### INPUT
■ ■ ■ ■ ■ ■ ■
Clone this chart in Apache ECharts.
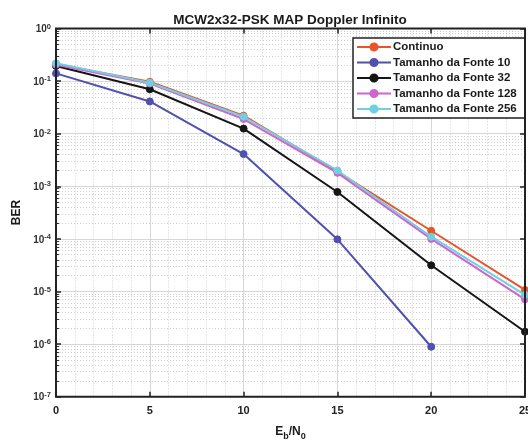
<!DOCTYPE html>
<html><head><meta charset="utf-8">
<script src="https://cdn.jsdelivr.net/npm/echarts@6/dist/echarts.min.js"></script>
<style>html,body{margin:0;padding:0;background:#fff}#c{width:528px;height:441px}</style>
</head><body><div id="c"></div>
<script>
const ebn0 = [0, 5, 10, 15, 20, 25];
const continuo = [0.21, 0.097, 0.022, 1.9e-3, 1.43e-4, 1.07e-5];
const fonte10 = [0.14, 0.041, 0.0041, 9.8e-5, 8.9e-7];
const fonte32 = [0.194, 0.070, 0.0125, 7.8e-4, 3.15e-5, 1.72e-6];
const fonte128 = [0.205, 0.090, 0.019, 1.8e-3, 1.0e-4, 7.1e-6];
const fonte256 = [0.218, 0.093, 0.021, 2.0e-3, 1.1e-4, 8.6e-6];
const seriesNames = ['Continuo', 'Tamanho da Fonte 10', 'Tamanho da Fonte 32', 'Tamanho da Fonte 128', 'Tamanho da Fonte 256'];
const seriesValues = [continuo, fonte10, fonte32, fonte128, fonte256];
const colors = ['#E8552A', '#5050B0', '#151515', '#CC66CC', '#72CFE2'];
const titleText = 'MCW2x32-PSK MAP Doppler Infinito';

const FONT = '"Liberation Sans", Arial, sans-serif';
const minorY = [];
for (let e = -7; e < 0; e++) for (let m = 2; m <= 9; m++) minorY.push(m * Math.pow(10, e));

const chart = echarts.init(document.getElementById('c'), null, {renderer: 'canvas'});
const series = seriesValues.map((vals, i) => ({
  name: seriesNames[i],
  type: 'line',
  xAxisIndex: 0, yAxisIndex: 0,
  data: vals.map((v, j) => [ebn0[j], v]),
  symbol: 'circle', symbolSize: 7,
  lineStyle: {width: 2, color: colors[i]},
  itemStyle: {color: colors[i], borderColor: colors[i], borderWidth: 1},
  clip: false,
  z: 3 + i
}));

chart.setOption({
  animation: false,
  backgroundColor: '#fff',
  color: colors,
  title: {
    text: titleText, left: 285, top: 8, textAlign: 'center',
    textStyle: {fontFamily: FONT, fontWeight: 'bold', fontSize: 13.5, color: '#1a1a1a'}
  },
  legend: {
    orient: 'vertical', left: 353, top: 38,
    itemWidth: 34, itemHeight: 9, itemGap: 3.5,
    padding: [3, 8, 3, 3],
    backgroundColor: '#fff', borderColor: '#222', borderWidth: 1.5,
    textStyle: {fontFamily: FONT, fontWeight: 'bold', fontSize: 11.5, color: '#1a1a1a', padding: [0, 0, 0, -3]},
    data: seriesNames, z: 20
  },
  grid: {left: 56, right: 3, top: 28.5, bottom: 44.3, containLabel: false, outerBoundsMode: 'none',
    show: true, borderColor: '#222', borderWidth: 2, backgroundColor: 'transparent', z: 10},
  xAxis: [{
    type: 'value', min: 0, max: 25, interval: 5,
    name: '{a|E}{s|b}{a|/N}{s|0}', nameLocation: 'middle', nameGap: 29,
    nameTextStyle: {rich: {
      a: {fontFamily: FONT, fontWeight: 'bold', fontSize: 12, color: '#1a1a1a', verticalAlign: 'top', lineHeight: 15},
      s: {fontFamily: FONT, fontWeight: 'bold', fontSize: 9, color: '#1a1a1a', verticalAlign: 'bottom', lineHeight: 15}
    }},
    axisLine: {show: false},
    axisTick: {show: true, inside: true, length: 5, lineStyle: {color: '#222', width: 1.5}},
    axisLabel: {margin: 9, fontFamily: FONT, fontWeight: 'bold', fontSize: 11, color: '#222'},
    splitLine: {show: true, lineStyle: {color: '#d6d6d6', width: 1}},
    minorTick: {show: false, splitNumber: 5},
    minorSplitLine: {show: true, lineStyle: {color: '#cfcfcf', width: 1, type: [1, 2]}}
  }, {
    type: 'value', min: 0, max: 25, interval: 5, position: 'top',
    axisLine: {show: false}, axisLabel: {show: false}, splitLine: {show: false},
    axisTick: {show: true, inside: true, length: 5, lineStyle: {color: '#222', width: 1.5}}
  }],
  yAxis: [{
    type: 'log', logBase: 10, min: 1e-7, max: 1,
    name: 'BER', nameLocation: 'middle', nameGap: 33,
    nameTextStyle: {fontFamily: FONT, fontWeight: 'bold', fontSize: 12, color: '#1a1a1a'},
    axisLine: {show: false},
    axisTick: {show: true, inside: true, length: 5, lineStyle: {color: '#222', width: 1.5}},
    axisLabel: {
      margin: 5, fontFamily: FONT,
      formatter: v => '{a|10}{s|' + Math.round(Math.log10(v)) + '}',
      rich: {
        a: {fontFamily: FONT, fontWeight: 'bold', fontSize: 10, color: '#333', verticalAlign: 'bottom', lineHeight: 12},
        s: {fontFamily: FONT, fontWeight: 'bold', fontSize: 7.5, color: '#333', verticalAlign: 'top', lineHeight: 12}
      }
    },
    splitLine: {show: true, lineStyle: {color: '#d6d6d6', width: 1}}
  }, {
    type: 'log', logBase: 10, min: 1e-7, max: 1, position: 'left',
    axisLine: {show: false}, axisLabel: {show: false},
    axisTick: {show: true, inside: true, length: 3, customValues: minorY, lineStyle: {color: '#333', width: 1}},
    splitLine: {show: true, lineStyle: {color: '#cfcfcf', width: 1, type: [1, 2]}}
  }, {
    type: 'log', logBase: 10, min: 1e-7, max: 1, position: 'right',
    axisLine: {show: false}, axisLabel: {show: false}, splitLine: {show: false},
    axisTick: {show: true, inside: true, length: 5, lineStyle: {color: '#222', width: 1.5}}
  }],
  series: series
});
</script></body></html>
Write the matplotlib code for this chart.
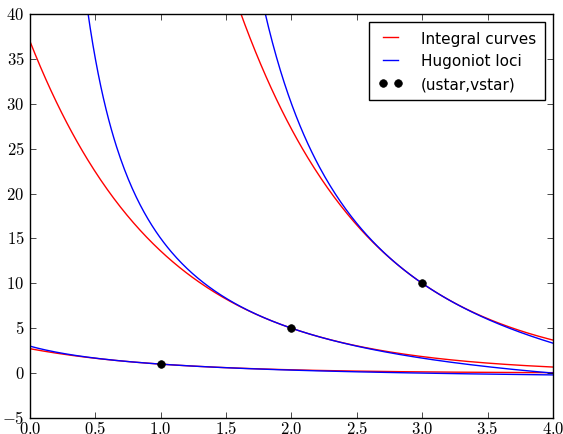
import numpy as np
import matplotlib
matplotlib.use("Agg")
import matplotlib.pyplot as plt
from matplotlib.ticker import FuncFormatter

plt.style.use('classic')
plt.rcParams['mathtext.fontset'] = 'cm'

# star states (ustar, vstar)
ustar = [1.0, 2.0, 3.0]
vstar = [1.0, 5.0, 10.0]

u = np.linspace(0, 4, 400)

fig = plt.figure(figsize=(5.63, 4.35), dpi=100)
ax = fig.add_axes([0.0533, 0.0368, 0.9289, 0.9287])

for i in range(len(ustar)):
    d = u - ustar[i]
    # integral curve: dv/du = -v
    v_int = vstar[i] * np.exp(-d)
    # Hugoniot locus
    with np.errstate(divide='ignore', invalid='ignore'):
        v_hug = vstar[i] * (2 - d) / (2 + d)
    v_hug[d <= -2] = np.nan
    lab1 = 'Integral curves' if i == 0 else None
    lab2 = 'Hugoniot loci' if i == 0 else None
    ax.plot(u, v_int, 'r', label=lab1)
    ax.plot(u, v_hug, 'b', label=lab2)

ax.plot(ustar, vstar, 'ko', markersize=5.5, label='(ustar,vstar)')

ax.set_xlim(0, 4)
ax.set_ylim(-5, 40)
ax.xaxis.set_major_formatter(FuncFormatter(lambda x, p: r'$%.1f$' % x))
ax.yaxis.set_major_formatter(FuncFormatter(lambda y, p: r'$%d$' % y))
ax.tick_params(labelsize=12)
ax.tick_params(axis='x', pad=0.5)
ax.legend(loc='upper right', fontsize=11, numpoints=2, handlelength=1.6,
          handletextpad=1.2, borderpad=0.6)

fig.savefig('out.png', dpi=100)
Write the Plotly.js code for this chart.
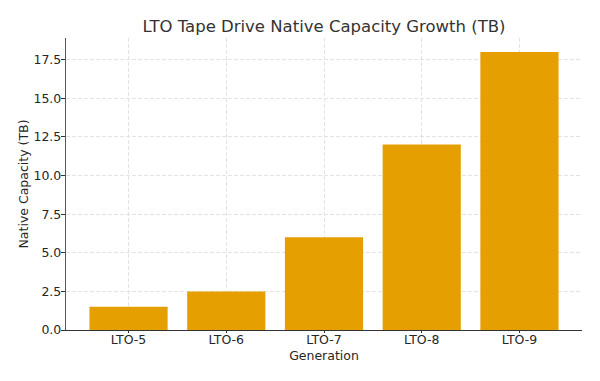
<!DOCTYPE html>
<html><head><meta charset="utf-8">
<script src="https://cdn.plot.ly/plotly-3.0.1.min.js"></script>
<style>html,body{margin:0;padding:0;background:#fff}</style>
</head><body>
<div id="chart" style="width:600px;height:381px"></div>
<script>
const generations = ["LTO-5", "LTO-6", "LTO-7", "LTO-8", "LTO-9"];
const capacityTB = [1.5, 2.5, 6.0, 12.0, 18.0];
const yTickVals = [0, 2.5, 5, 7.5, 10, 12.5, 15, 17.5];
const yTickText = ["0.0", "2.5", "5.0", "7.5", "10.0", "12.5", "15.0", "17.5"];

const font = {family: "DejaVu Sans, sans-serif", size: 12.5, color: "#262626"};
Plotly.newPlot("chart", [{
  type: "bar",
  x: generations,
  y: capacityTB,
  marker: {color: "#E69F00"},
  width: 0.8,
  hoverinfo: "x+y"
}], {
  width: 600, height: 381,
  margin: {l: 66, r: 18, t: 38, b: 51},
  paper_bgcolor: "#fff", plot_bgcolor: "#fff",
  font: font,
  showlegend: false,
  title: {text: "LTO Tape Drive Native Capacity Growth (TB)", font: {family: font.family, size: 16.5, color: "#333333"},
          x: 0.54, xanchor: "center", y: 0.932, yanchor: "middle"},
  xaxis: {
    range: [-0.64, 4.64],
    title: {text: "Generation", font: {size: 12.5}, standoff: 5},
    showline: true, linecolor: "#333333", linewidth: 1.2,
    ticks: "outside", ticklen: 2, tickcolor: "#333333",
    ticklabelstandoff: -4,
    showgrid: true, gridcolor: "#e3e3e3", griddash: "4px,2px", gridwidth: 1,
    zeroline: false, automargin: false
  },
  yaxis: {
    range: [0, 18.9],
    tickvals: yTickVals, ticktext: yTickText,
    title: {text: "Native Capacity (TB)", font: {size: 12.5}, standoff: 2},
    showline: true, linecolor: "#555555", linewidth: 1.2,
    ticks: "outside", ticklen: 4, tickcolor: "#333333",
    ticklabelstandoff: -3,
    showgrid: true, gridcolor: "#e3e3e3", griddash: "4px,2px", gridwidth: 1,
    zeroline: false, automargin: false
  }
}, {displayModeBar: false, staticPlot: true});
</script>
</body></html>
■ ■ ■ ■ ■ ■ ■
### GIVEN PROBLEM
Locate each line with the word "matplotlib" and copy it.

### OUTPUT OF THE TASK
Write the matplotlib code for this chart.
import matplotlib
matplotlib.use("Agg")
import matplotlib.pyplot as plt
from matplotlib.ticker import FuncFormatter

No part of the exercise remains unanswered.